----- Given data

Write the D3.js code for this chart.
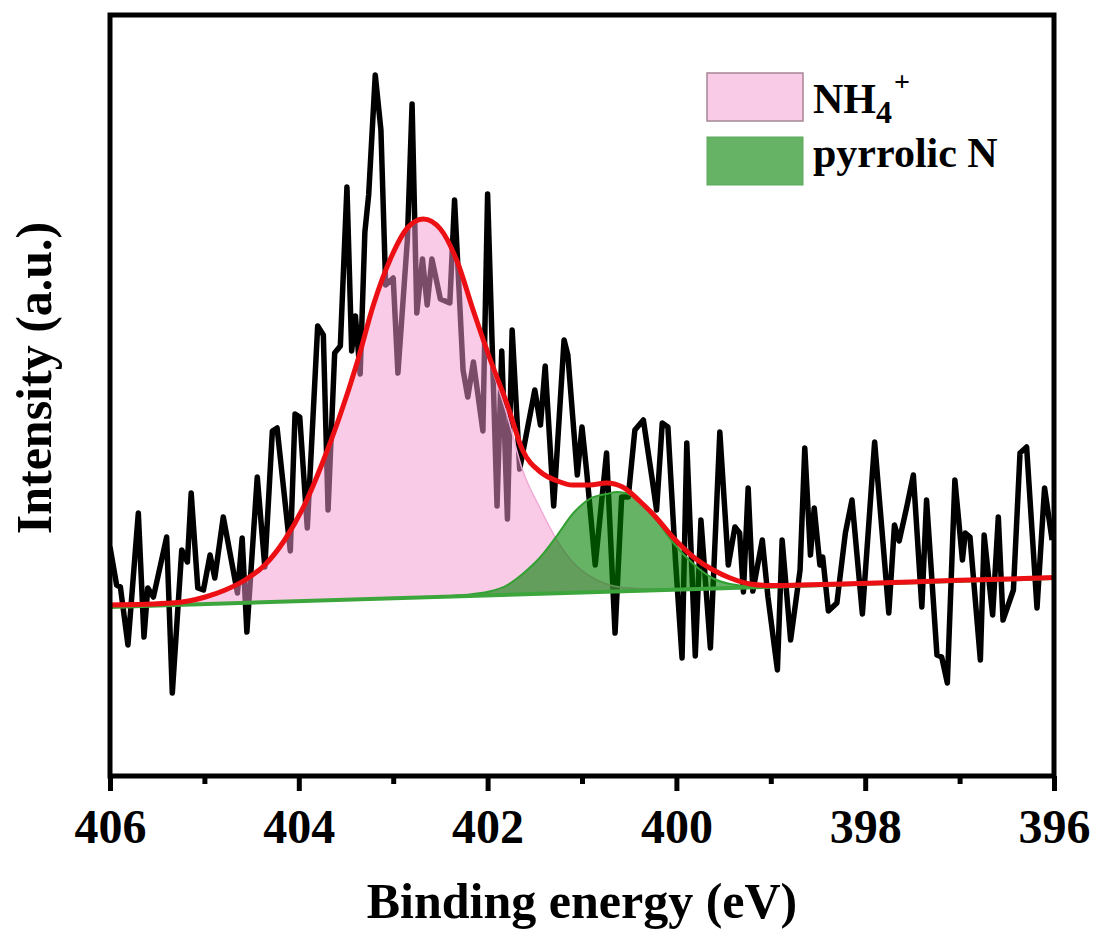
<!DOCTYPE html>
<html><head><meta charset="utf-8">
<script src="https://cdn.jsdelivr.net/npm/d3@7"></script>
<style>
body{margin:0;background:#fff}
text{font-family:"Liberation Serif","Times New Roman",serif;font-weight:bold;fill:#000}
</style>
</head><body>
<svg id="c" width="1098" height="936"></svg>
<script>
// Raw spectrum (binding energy, eV / intensity, a.u.)
const spectrumE = [406.00,405.93,405.89,405.81,405.70,405.64,405.60,405.54,405.40,405.34,
405.24,405.18,405.14,405.07,405.01,404.94,404.89,404.80,404.65,404.60,
404.55,404.44,404.36,404.28,404.23,404.09,404.04,403.99,403.91,403.80,
403.74,403.69,403.62,403.56,403.49,403.44,403.40,403.35,403.30,403.26,
403.19,403.13,403.08,403.00,402.95,402.85,402.80,402.75,402.69,402.64,
402.59,402.50,402.40,402.35,402.26,402.21,402.15,402.05,402.00,401.90,
401.85,401.79,401.74,401.66,401.50,401.44,401.39,401.30,401.19,401.15,
401.05,401.00,400.95,400.86,400.74,400.65,400.58,400.51,400.44,400.35,
400.26,400.21,400.15,400.09,400.01,399.94,399.89,399.80,399.74,399.64,
399.54,399.45,399.38,399.33,399.29,399.24,399.19,399.09,399.03,398.93,
398.88,398.79,398.69,398.64,398.58,398.54,398.48,398.45,398.39,398.30,
398.21,398.14,398.03,397.90,397.75,397.69,397.64,397.56,397.49,397.40,
397.35,397.24,397.19,397.13,397.05,396.97,396.94,396.89,396.78,396.74,
396.65,396.59,396.54,396.43,396.36,396.29,396.18,396.10,396.02];
const spectrumI = [228,190,188,130,262,138,187,178,238,82,
225,213,282,187,185,220,197,258,182,237,
143,298,208,344,347,224,361,358,247,449,
440,265,422,429,588,424,459,401,543,580,
700,645,490,497,402,535,671,462,516,470,
516,476,472,575,405,378,413,344,581,269,
424,256,445,306,385,350,409,269,435,420,
300,348,303,210,322,142,278,278,345,355,
298,265,352,348,215,117,332,119,255,127,
343,210,248,242,183,287,184,235,178,105,
235,135,205,327,220,267,210,218,164,172,
242,275,161,333,162,250,234,268,300,168,
275,120,118,92,295,215,242,238,115,240,
160,258,155,185,322,328,167,287,235];

// Fitted envelope (red)
const envE = [406.00,405.34,404.99,404.78,404.57,404.36,404.15,403.93,403.75,403.58,403.38,403.21,403.03,402.85,402.68,402.50,402.32,402.15,401.97,401.79,401.63,401.44,401.26,401.10,400.92,400.74,400.57,400.39,400.21,400.04,399.82,399.61,399.43,399.22,399.01,398.69,398.16,397.10,396.00];
const envI = [170,172,178,185,195,210,235,272,312,355,413,470,516,547,556,546,513,464,415,370,325,303,294,290,290,292,288,274,257,238,218,205,197,191,189.5,190,191.2,194.4,197.4];

// NH4+ component (pink)
const nh4E = [406.00,405.34,404.99,404.78,404.57,404.36,404.15,403.93,403.75,403.58,403.38,403.21,403.03,402.85,402.68,402.50,402.32,402.15,401.97,401.79,401.63,401.44,401.26,401.10,400.92,400.74,400.57,400.28,399.75];
const nh4I = [170,172,178,185,195,210,235,272,312,355,413,470,516,547,556,546,513,462,411,359,305,266,234,213,199,191,187.5,186,186.2];

// pyrrolic N component (green)
const pyrE = [402.50,402.15,401.97,401.79,401.63,401.44,401.26,401.10,400.92,400.74,400.63,400.46,400.39,400.21,400.04,399.82,399.61,399.43,399.22,398.90];
const pyrI = [178.6,181,183.7,190,201,218,240,261,276,281,283,279,273,255,233,211,196.5,191,189,188.7];

// Linear background
const bgE = [406, 396];
const bgI = [168, 197];

const xTicks = [406,404,402,400,398,396];
const xMinor = [405,403,401,399,397];
const legendLabels = ["NH4+","pyrrolic N"];

const svg = d3.select("#c");
const L=110, R=1054, T=15, B=776;
const x = d3.scaleLinear().domain([406,396]).range([L,R]);
const y = d3.scaleLinear().domain([0,760]).range([775,15]);
const bg = d3.scaleLinear().domain(bgE).range(bgI);

svg.append("defs").append("clipPath").attr("id","clip")
  .append("rect").attr("x",L).attr("y",T).attr("width",R-L).attr("height",B-T);
const g = svg.append("g").attr("clip-path","url(#clip)");

const spec = spectrumE.map((e,i)=>({e, v:spectrumI[i]}));
const env = envE.map((e,i)=>({e, v:envI[i]}));
const nh4 = nh4E.map((e,i)=>({e, v:nh4I[i]}));
const pyr = pyrE.map((e,i)=>({e, v:pyrI[i]}));

// raw data
g.append("path").datum(spec)
  .attr("d", d3.line().x(d=>x(d.e)).y(d=>y(d.v)))
  .attr("fill","none").attr("stroke","#000").attr("stroke-width",5.5)
  .attr("stroke-linejoin","round");

const PINK = "rgb(246,152,206)", GREEN = "rgb(0,128,0)";
// NH4+ area
g.append("path").datum(nh4)
  .attr("d", d3.area().curve(d3.curveMonotoneX).x(d=>x(d.e)).y0(d=>y(bg(d.e))).y1(d=>y(d.v)))
  .attr("fill",PINK).attr("fill-opacity",0.5)
  .attr("stroke","rgb(240,170,215)").attr("stroke-width",1.5);
// pyrrolic N area
g.append("path").datum(pyr)
  .attr("d", d3.area().curve(d3.curveMonotoneX).x(d=>x(d.e)).y0(d=>y(bg(d.e))).y1(d=>y(d.v)))
  .attr("fill",GREEN).attr("fill-opacity",0.6)
  .attr("stroke","rgb(50,160,50)").attr("stroke-width",2);
// background line
g.append("path").datum(bgE.map((e,i)=>({e,v:bgI[i]})))
  .attr("d", d3.line().x(d=>x(d.e)).y(d=>y(d.v)))
  .attr("stroke","rgb(60,165,60)").attr("stroke-width",4).attr("fill","none");
// envelope
g.append("path").datum(env)
  .attr("d", d3.line().curve(d3.curveMonotoneX).x(d=>x(d.e)).y(d=>y(d.v)))
  .attr("fill","none").attr("stroke","rgb(236,16,20)").attr("stroke-width",5);

// frame
svg.append("rect").attr("x",L).attr("y",T).attr("width",R-L).attr("height",B-T)
  .attr("fill","none").attr("stroke","#000").attr("stroke-width",5);

// x axis
const ax = svg.append("g").attr("transform",`translate(0,${B})`);
ax.call(d3.axisBottom(x).tickValues(xTicks).tickSize(15).tickFormat(d3.format("d")));
ax.select(".domain").remove();
ax.selectAll(".tick line").attr("stroke","#000").attr("stroke-width",5);
ax.selectAll(".tick text").attr("font-size",48).attr("dy",null).attr("y",67)
  .style("font-family","'Liberation Serif','Times New Roman',serif").style("font-weight","bold");
const axm = svg.append("g").attr("transform",`translate(0,${B})`);
axm.call(d3.axisBottom(x).tickValues(xMinor).tickSize(8).tickFormat(""));
axm.select(".domain").remove();
axm.selectAll(".tick line").attr("stroke","#000").attr("stroke-width",5);

// titles
svg.append("text").attr("x",(L+R)/2).attr("y",918).attr("text-anchor","middle")
  .attr("font-size",50).text("Binding energy (eV)");
svg.append("text").attr("transform","translate(51,378) rotate(-90)").attr("text-anchor","middle")
  .attr("font-size",50).text("Intensity (a.u.)");

// legend
const lg = svg.append("g");
lg.append("rect").attr("x",707).attr("y",73).attr("width",96).attr("height",48)
  .attr("fill",PINK).attr("fill-opacity",0.5).attr("stroke","rgb(165,135,150)").attr("stroke-width",1.5);
lg.append("rect").attr("x",707).attr("y",137).attr("width",96).attr("height",48)
  .attr("fill",GREEN).attr("fill-opacity",0.6).attr("stroke","rgb(90,170,90)").attr("stroke-width",1);
const t1 = lg.append("text").attr("x",813).attr("y",113).attr("font-size",42);
t1.append("tspan").text("NH");
t1.append("tspan").attr("font-size",32).attr("dy",10).text("4");
t1.append("tspan").attr("font-size",28).attr("dy",-32).attr("dx",2).text("+");
lg.append("text").attr("x",813).attr("y",167).attr("font-size",42).text(legendLabels[1]);
</script>
</body></html>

----------

=== What is needed ===
Please quote the lines of the material, beginning with the first and ending with the one that contains "160,258,155,185,322,328,167,287,235];", exactly as written and without any pictures.

=== Response to the exercise ===
Write the D3.js code for this chart.
<!DOCTYPE html>
<html><head><meta charset="utf-8">
<script src="https://cdn.jsdelivr.net/npm/d3@7"></script>
<style>
body{margin:0;background:#fff}
text{font-family:"Liberation Serif","Times New Roman",serif;font-weight:bold;fill:#000}
</style>
</head><body>
<svg id="c" width="1098" height="936"></svg>
<script>
// Raw spectrum (binding energy, eV / intensity, a.u.)
const spectrumE = [406.00,405.93,405.89,405.81,405.70,405.64,405.60,405.54,405.40,405.34,
405.24,405.18,405.14,405.07,405.01,404.94,404.89,404.80,404.65,404.60,
404.55,404.44,404.36,404.28,404.23,404.09,404.04,403.99,403.91,403.80,
403.74,403.69,403.62,403.56,403.49,403.44,403.40,403.35,403.30,403.26,
403.19,403.13,403.08,403.00,402.95,402.85,402.80,402.75,402.69,402.64,
402.59,402.50,402.40,402.35,402.26,402.21,402.15,402.05,402.00,401.90,
401.85,401.79,401.74,401.66,401.50,401.44,401.39,401.30,401.19,401.15,
401.05,401.00,400.95,400.86,400.74,400.65,400.58,400.51,400.44,400.35,
400.26,400.21,400.15,400.09,400.01,399.94,399.89,399.80,399.74,399.64,
399.54,399.45,399.38,399.33,399.29,399.24,399.19,399.09,399.03,398.93,
398.88,398.79,398.69,398.64,398.58,398.54,398.48,398.45,398.39,398.30,
398.21,398.14,398.03,397.90,397.75,397.69,397.64,397.56,397.49,397.40,
397.35,397.24,397.19,397.13,397.05,396.97,396.94,396.89,396.78,396.74,
396.65,396.59,396.54,396.43,396.36,396.29,396.18,396.10,396.02];
const spectrumI = [228,190,188,130,262,138,187,178,238,82,
225,213,282,187,185,220,197,258,182,237,
143,298,208,344,347,224,361,358,247,449,
440,265,422,429,588,424,459,401,543,580,
700,645,490,497,402,535,671,462,516,470,
516,476,472,575,405,378,413,344,581,269,
424,256,445,306,385,350,409,269,435,420,
300,348,303,210,322,142,278,278,345,355,
298,265,352,348,215,117,332,119,255,127,
343,210,248,242,183,287,184,235,178,105,
235,135,205,327,220,267,210,218,164,172,
242,275,161,333,162,250,234,268,300,168,
275,120,118,92,295,215,242,238,115,240,
160,258,155,185,322,328,167,287,235];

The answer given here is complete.